Year after year, Auburn University students travel the world in search of adventure, art, culture, and...class credit. Why would Elizabeth Johnston take a strategic planning course in the classroom when she can take it in London? And who could resist earning a minor in international studies in Italy? Not Mary Ann Martin.
Whatever calls these students to the ends of the earth, one things is certain: these Tigers are having the time of their lives. From Italy to Turkey to Scotland, these are a few highlights of study abroad experiences in 2013.
- Santorini, Greece. "It was just like a town straight out of a movie," Martin says. (Or as for myself, a pin on Pinterest). Martin says the town was made of all white houses and overlooked the sea; it was her favorite city.
- Istanbul, Turkey. Anne Johnstone describes the city as "beautifully lively." Home to mouth-watering baklava, hot Turkish tea, the extraordinary Hagia Sophia and "every possible type of person all jammed in the same space," Istanbul sounds as "fresh and full of spices" as its food.
- Old Town Square, Prague. Its cobblestone streets, mammoth statues, and street vendors and performers made John Haier feel he was in medieval times.
- The Cliffs of Moher. "Hands down the best landmark I have ever been lucky enough to witness in real-life," Johnston says. They rendered her speechless. Why? Besides being breathtaking, these cliffs appeared in a Maroon Five music video and are what Dumbledore stands on as waves crash behind him in Harry Potter and the Half Blood Prince. Impressive.

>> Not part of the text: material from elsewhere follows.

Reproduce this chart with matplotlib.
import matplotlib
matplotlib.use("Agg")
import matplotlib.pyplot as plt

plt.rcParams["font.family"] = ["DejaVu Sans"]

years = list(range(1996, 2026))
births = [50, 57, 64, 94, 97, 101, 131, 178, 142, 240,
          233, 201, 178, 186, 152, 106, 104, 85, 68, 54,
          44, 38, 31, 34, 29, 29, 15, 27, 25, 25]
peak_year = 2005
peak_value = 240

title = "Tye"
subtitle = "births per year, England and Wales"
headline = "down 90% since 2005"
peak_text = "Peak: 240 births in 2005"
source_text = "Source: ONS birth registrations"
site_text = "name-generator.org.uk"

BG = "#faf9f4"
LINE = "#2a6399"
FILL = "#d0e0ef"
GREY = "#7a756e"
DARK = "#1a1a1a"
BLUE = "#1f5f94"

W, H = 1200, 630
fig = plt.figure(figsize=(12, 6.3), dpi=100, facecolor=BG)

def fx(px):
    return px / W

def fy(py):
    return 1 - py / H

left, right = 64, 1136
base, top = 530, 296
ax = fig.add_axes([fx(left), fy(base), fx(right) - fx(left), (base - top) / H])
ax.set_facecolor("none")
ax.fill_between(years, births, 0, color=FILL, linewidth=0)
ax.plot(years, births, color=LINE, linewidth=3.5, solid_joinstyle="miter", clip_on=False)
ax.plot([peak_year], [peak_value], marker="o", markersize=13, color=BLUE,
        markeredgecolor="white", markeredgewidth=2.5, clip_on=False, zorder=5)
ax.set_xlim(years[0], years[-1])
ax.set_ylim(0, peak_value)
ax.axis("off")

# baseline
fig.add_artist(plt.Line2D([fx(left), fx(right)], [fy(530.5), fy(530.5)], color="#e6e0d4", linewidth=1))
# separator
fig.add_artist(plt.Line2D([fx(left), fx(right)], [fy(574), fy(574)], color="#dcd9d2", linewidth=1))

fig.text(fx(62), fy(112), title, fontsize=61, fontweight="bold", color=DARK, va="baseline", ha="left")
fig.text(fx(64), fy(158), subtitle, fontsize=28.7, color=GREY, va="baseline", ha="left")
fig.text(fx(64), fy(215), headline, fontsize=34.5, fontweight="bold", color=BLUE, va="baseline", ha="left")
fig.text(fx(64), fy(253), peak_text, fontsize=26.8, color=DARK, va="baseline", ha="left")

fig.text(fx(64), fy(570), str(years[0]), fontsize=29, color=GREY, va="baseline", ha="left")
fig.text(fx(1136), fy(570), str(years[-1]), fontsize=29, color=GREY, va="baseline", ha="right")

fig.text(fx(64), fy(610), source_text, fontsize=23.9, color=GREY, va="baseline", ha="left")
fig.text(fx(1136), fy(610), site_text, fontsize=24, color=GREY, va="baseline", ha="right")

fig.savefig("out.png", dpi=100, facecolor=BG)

- Petra in Jordan. Petra is one of the seven man made wonders of the world. Cari Smith was amazed that something so incredible was built by man over 2000 years ago. She also enjoyed eating meals with Jordanian families who were "overjoyed at the chance to welcome [them]."
- The Cathedral in Toledo, Spain. Kathryn Boswell says, "you look up and your jaw just drops." Boswell especially loved the handwritten pieces of music and the grandiose organ in the choir loft.

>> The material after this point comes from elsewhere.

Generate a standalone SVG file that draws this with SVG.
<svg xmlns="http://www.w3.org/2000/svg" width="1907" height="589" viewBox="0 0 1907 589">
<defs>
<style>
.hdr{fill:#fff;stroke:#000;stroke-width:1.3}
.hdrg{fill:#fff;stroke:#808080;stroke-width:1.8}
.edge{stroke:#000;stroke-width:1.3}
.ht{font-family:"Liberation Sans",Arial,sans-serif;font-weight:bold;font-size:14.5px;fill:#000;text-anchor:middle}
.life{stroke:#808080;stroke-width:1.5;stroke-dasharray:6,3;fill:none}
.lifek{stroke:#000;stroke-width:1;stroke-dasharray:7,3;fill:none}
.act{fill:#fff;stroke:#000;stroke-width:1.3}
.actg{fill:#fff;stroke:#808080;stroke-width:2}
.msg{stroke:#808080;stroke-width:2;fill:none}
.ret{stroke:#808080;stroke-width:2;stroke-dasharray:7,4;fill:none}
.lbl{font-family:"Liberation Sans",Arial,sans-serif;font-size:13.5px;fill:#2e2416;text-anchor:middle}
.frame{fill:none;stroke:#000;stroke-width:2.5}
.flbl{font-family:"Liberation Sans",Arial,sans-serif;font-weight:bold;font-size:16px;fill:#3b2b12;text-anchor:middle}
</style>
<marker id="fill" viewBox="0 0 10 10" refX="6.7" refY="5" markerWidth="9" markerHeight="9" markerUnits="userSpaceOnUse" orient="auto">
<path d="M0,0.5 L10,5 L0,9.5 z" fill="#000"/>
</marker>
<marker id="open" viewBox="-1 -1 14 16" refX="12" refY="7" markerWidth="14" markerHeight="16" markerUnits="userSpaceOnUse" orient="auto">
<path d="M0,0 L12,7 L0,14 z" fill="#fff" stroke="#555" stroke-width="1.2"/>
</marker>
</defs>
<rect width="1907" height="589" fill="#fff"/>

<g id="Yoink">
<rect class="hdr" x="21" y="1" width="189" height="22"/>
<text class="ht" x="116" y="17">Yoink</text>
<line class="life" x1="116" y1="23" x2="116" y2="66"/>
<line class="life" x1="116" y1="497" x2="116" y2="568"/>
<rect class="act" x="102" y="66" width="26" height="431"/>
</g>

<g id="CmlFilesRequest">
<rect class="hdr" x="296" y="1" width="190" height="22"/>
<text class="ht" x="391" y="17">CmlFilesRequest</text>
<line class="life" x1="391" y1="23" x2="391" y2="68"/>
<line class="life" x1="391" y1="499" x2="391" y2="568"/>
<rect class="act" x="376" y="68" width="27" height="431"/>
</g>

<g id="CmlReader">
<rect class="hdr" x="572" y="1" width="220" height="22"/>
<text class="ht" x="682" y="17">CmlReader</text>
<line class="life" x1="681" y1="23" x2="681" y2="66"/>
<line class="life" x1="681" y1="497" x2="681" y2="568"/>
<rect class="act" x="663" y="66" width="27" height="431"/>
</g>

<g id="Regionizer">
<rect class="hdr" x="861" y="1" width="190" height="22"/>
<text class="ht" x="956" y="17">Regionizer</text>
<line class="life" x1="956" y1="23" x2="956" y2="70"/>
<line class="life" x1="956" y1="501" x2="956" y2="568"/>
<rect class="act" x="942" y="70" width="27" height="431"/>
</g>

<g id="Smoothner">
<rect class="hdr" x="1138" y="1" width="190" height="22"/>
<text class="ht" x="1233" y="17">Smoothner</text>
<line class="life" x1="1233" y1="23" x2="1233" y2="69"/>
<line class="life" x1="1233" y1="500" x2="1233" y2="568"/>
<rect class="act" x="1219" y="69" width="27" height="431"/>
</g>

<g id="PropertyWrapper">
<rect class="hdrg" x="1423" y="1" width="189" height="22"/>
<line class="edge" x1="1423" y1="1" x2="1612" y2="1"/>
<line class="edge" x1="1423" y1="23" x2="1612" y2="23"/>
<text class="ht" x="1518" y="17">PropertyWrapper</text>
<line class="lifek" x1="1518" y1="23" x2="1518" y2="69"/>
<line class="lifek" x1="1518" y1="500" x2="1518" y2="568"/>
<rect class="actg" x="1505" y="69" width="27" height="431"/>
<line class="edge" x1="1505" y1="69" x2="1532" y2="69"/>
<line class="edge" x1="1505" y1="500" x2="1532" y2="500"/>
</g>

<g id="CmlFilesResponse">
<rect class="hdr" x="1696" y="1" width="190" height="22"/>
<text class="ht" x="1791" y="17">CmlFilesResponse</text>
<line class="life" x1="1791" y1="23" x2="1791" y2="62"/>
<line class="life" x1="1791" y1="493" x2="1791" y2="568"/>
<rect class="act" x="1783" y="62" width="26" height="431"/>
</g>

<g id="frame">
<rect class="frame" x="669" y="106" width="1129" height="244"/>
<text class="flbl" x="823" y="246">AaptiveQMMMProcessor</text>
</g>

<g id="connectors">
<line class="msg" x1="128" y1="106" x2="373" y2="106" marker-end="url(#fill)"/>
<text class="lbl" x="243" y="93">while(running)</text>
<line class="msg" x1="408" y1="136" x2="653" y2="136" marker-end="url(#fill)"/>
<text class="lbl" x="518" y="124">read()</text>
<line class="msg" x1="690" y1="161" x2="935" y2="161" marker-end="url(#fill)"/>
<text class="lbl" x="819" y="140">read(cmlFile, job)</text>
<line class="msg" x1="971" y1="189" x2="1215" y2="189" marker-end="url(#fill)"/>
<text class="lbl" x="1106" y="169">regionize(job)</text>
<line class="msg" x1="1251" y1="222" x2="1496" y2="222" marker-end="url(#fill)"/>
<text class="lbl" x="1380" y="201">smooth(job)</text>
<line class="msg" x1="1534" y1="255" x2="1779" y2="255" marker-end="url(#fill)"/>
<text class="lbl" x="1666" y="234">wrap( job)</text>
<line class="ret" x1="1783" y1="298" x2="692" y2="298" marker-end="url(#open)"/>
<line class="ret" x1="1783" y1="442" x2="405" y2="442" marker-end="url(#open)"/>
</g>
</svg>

- 'The David' in Florence. And not just because it stole his name. "The scale and precision of it blew us all away," David Woods says. "We sat in front of it for over an hour. The veins on his arms, the detail of the knuckles on his oversize hands-it was the most skilled piece of art I had ever seen."

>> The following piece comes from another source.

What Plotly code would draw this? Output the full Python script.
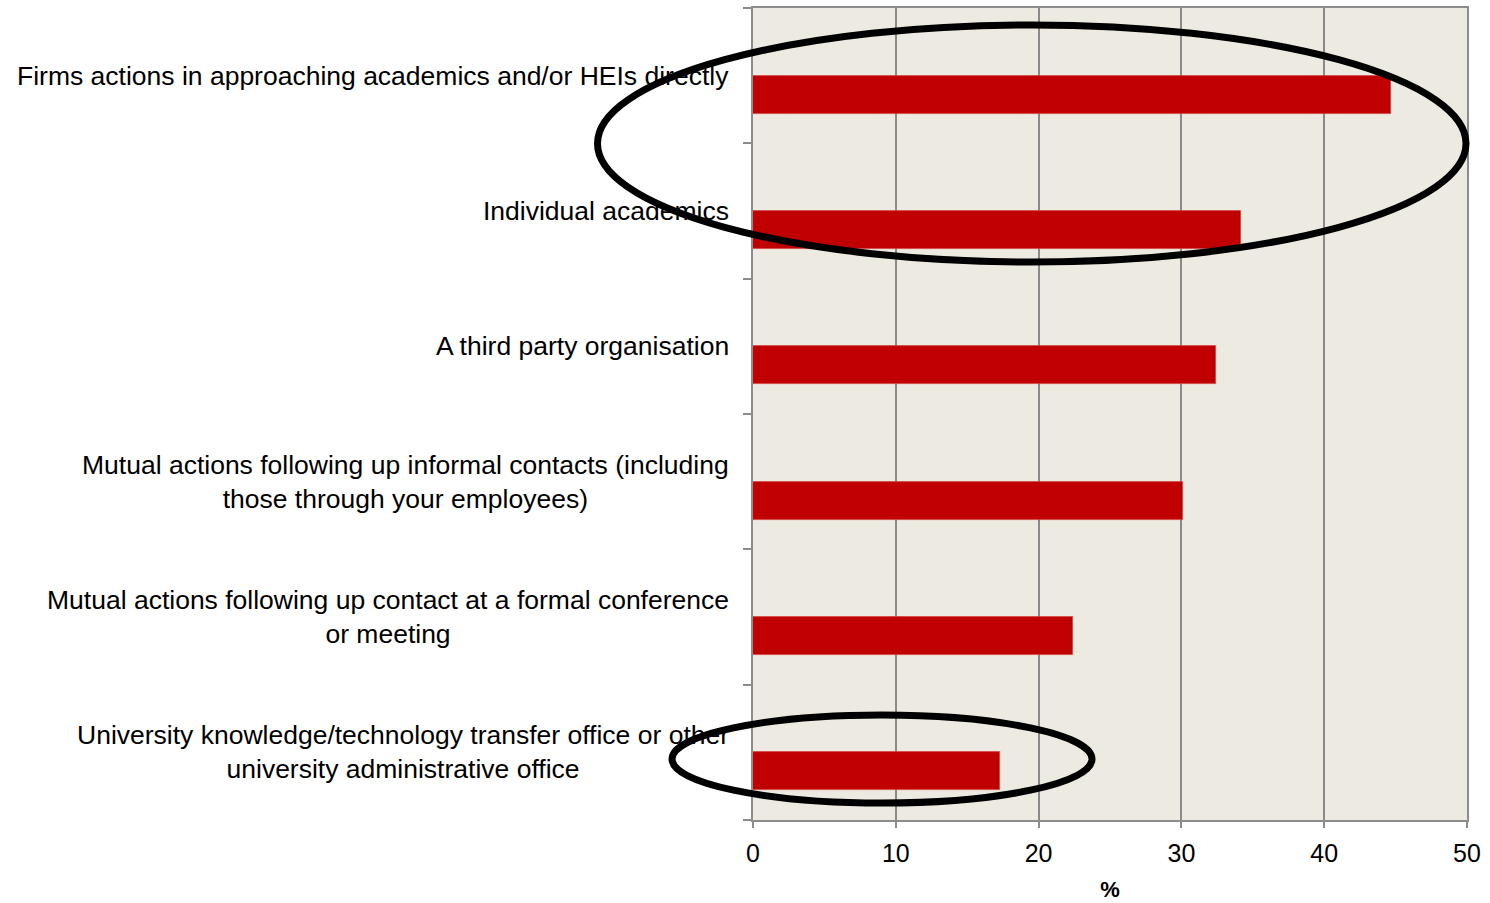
import plotly.graph_objects as go

# Sources of contact between firms and universities (% of firms)
categories = [
    "Firms actions in approaching academics and/or HEIs directly",
    "Individual academics",
    "A third party organisation",
    "Mutual actions following up informal contacts (including<br>those through your employees)",
    "Mutual actions following up contact at a formal conference<br>or meeting",
    "University knowledge/technology transfer office or other<br>university administrative office",
]
values = [44.7, 34.2, 32.4, 30.1, 22.4, 17.3]
x_ticks = [0, 10, 20, 30, 40, 50]

positions = list(range(len(categories)))
FONT = "Liberation Sans, Arial, sans-serif"
AXIS_GREY = "#8C8C8C"

fig = go.Figure(
    go.Bar(
        x=values,
        y=positions,
        orientation="h",
        width=0.28,
        offset=0,
        marker=dict(color="#C00000", line=dict(color="#D24545", width=0.8)),
        hoverinfo="x",
    )
)

# category labels, right-aligned block with centred lines
for pos, label in zip(positions, categories):
    fig.add_annotation(
        x=0, xref="paper", xshift=-22, xanchor="right",
        y=pos, yref="y", yanchor="middle",
        text=label, align="center", showarrow=False,
        font=dict(family=FONT, size=26.5, color="#000000"),
    )

# highlight ellipses
fig.add_shape(type="circle", xref="paper", yref="paper",
              x0=-0.2178, x1=0.9986, y0=0.6872, y1=0.9791,
              line=dict(color="#000000", width=7), layer="above")
fig.add_shape(type="circle", xref="paper", yref="paper",
              x0=-0.1134, x1=0.4748, y0=0.0209, y1=0.1293,
              line=dict(color="#000000", width=7), layer="above")

fig.update_layout(
    width=1490, height=903,
    margin=dict(l=753, r=23, t=8, b=83),
    paper_bgcolor="#FFFFFF",
    plot_bgcolor="#EDEBE1",
    showlegend=False,
    bargap=0,
    font=dict(family=FONT, size=25, color="#000000"),
    xaxis=dict(
        range=[0, 50],
        tickvals=x_ticks,
        automargin=False,
        ticks="outside", ticklen=6, tickwidth=2, tickcolor=AXIS_GREY,
        ticklabelstandoff=4,
        showgrid=True, gridcolor="#8A8A8A", gridwidth=1.5,
        showline=True, linecolor=AXIS_GREY, linewidth=2, mirror=True,
        zeroline=False,
        tickfont=dict(family=FONT, size=25),
        title=dict(text="<b>%</b>", font=dict(family=FONT, size=22), standoff=16),
    ),
    yaxis=dict(
        range=[5.5, -0.5],
        tickvals=[-0.5, 0.5, 1.5, 2.5, 3.5, 4.5, 5.5],
        automargin=False,
        ticks="outside", ticklen=8, tickwidth=2, tickcolor=AXIS_GREY,
        showticklabels=False,
        showgrid=False, zeroline=False,
        showline=True, linecolor=AXIS_GREY, linewidth=2, mirror=True,
    ),
)

fig.write_html("out.html")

Amidst the historical sites and beautiful sights, these students agree they returned to Auburn with more than extraordinary memories. Each of them left with greater appreciation for other cultures and new-found independence. Caroline Givens learned how to enjoy life and be stress-free. Woods says your version of reality is put into perspective. Studying abroad opened the eyes and minds of these students to new and different worlds. For these things they are grateful.